> [GIVEN PROBLEM]:
Print the lines of the data, starting with the first, up to and including the line where "plt.rcParams['axes.linewidth'] = 1.0" appears.

· · ·

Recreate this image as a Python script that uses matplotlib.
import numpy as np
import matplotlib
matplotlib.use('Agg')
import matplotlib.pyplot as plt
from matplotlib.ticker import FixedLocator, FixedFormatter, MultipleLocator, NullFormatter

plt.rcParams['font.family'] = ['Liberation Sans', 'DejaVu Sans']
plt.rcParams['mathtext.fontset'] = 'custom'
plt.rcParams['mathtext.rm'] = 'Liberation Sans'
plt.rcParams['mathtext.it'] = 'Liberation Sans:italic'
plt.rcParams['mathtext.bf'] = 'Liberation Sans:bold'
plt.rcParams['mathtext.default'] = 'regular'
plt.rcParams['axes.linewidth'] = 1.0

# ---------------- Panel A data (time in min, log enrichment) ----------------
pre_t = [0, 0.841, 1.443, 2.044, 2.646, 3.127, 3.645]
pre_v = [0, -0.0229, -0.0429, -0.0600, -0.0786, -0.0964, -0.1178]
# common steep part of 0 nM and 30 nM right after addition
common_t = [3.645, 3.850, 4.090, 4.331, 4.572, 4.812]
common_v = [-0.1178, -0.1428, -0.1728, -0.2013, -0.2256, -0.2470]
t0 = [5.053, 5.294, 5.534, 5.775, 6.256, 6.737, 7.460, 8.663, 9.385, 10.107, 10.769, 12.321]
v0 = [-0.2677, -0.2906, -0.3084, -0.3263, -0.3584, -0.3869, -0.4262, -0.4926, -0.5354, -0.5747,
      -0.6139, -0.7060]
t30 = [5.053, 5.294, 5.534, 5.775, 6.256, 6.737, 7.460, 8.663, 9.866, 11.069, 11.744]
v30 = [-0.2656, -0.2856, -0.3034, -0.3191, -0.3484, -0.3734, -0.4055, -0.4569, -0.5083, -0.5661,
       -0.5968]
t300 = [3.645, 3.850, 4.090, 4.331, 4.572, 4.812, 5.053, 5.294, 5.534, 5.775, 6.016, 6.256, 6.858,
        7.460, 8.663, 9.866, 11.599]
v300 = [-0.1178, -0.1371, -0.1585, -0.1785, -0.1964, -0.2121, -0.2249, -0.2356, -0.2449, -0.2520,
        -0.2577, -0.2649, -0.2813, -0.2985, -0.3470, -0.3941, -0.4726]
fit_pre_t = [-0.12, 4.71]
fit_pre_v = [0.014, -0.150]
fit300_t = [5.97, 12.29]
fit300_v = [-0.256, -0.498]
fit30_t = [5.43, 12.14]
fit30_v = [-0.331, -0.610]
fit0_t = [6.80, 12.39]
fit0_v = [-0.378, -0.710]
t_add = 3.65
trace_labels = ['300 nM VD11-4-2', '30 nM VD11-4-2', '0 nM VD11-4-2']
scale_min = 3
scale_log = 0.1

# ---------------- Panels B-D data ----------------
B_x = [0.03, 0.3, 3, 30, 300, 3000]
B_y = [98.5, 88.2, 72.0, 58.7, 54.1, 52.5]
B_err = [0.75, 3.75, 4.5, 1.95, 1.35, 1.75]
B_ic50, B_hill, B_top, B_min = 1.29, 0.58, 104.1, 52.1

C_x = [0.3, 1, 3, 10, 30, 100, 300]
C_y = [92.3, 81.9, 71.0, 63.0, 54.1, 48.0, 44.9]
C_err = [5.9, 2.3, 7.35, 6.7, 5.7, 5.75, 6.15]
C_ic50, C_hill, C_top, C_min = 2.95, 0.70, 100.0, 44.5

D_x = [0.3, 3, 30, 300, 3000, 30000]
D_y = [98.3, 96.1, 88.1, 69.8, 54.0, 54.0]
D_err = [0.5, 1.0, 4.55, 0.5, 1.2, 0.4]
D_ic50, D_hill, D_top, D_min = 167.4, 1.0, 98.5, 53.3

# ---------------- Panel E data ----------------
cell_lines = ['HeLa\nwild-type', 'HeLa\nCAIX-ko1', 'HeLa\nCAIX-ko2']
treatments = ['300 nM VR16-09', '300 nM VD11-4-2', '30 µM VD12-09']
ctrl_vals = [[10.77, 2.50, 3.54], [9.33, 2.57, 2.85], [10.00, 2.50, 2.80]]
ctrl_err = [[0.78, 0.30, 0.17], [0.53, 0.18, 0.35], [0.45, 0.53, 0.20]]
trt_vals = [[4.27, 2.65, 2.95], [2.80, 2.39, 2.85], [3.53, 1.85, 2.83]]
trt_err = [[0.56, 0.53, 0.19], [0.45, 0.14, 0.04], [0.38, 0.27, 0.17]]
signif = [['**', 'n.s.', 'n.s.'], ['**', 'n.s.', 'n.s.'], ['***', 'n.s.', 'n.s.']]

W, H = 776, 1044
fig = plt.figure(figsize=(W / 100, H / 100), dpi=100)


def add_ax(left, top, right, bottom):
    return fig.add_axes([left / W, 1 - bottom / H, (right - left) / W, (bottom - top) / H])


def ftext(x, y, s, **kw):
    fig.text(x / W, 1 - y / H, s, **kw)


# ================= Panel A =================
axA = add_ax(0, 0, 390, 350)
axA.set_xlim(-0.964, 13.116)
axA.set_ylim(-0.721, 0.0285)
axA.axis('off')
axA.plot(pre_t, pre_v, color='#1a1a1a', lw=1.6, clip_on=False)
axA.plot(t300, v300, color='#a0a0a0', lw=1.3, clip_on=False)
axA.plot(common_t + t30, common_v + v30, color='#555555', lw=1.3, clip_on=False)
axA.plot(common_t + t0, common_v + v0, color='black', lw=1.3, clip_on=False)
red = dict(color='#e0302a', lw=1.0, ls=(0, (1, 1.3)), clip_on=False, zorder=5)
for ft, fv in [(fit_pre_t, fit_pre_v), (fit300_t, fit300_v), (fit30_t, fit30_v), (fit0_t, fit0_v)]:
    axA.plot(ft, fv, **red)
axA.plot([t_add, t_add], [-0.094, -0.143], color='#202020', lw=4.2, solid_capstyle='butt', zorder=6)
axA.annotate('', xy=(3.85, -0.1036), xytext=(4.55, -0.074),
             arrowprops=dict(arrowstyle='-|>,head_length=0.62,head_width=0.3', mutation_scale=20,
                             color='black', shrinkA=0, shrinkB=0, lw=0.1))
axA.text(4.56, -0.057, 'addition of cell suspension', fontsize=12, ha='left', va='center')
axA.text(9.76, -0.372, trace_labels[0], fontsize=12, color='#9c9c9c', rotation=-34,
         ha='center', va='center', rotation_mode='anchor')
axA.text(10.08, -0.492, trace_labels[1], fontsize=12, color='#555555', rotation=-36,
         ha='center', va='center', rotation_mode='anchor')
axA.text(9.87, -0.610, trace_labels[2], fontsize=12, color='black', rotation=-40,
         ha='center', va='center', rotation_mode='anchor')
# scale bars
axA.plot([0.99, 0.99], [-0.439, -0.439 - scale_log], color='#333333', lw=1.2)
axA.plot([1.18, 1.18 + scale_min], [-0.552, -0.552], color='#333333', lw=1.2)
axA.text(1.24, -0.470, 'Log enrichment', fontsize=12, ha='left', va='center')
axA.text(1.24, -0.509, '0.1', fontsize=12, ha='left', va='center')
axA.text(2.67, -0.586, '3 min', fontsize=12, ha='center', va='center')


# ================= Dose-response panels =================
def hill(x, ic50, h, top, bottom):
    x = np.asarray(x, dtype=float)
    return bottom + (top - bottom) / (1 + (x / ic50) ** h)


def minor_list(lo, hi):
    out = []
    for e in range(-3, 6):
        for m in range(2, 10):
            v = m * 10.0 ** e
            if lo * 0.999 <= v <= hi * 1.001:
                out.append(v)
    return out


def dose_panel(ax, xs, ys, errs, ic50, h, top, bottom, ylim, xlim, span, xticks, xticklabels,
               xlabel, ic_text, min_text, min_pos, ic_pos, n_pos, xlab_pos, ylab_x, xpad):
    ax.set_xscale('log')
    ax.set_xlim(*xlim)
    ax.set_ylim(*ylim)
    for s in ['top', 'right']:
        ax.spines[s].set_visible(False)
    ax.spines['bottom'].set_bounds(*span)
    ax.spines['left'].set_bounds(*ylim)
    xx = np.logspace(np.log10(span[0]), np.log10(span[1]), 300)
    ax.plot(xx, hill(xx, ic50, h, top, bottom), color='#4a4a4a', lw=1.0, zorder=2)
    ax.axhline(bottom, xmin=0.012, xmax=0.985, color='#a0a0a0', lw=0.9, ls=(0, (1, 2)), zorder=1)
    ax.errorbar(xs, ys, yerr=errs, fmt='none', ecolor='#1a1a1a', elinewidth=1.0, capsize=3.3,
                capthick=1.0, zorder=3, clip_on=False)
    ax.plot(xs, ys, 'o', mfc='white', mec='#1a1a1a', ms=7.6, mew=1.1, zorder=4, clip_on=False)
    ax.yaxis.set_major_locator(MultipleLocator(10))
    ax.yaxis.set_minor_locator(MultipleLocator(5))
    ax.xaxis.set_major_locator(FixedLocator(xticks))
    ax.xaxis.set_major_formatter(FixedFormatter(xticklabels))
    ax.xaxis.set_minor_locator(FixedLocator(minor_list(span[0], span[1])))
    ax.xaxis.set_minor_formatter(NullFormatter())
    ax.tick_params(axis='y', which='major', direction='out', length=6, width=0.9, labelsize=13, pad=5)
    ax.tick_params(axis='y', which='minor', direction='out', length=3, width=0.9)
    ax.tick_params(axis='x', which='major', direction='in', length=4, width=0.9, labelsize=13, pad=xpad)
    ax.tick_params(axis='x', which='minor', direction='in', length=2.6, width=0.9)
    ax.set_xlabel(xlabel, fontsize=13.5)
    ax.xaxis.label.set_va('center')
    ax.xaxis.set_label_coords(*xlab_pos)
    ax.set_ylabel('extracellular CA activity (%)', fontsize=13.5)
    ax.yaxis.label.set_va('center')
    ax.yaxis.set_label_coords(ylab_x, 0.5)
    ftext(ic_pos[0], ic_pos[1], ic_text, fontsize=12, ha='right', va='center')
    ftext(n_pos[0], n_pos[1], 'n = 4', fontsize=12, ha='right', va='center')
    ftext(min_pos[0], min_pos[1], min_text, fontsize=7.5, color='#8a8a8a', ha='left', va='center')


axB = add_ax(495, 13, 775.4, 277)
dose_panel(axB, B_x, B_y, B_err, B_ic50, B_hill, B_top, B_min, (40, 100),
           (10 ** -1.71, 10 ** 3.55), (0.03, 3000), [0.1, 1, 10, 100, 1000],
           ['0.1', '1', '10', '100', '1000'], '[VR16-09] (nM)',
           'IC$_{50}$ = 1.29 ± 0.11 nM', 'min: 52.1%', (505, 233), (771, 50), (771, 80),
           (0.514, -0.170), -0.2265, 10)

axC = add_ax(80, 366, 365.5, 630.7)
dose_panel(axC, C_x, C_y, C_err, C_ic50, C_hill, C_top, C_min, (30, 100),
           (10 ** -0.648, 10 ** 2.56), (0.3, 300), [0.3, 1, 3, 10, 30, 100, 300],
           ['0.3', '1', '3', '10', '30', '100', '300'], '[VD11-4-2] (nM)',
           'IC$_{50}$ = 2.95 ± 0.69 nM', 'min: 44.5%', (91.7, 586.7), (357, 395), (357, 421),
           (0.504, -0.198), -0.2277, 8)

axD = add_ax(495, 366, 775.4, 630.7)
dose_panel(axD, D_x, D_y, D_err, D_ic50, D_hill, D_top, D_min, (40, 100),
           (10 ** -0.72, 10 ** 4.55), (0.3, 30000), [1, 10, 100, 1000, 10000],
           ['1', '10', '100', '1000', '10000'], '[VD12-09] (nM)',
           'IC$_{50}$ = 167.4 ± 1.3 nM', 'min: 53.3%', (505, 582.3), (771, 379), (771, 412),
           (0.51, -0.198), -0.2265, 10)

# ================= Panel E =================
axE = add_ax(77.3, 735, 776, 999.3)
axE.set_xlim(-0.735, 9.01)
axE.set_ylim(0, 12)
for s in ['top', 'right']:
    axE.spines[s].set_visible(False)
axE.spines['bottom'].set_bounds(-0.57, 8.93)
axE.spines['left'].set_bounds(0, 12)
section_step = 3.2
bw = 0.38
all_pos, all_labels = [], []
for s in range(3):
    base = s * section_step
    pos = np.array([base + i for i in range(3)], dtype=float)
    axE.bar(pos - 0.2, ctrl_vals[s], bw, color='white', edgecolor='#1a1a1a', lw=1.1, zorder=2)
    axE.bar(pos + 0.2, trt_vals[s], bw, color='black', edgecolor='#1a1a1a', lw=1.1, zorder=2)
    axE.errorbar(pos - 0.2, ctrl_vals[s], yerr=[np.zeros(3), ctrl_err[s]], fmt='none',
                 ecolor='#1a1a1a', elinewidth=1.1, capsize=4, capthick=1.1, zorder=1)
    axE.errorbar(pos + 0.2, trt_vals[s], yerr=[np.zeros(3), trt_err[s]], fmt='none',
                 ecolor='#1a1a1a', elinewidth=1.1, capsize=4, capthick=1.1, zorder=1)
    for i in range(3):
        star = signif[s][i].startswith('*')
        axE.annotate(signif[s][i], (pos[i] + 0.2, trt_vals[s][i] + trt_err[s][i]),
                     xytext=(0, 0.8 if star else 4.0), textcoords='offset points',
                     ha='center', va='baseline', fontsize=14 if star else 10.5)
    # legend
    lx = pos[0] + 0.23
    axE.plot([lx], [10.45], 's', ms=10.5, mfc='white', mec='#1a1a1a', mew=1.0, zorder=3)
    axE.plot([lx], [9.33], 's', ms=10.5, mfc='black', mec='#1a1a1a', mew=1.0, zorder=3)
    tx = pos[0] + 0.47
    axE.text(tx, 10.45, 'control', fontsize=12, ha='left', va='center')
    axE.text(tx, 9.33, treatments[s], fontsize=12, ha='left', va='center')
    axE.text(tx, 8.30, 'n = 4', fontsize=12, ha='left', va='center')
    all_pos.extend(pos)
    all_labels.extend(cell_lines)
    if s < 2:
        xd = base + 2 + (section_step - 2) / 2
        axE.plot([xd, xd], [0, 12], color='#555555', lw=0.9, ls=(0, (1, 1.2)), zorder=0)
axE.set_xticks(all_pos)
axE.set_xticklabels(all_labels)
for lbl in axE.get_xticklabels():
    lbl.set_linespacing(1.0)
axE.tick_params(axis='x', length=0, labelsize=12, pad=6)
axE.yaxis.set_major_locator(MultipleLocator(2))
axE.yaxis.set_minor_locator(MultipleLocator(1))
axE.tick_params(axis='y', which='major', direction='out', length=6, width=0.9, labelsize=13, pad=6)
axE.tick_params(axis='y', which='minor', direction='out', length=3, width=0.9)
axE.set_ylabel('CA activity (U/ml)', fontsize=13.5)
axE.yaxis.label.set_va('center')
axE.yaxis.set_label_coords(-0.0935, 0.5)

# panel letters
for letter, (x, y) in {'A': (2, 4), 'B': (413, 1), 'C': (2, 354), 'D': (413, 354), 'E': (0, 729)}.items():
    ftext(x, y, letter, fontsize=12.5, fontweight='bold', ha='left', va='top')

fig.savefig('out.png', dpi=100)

· · ·

> [THE SOLUTION]:
Recreate this image as a Python script that uses matplotlib.
import numpy as np
import matplotlib
matplotlib.use('Agg')
import matplotlib.pyplot as plt
from matplotlib.ticker import FixedLocator, FixedFormatter, MultipleLocator, NullFormatter

plt.rcParams['font.family'] = ['Liberation Sans', 'DejaVu Sans']
plt.rcParams['mathtext.fontset'] = 'custom'
plt.rcParams['mathtext.rm'] = 'Liberation Sans'
plt.rcParams['mathtext.it'] = 'Liberation Sans:italic'
plt.rcParams['mathtext.bf'] = 'Liberation Sans:bold'
plt.rcParams['mathtext.default'] = 'regular'
plt.rcParams['axes.linewidth'] = 1.0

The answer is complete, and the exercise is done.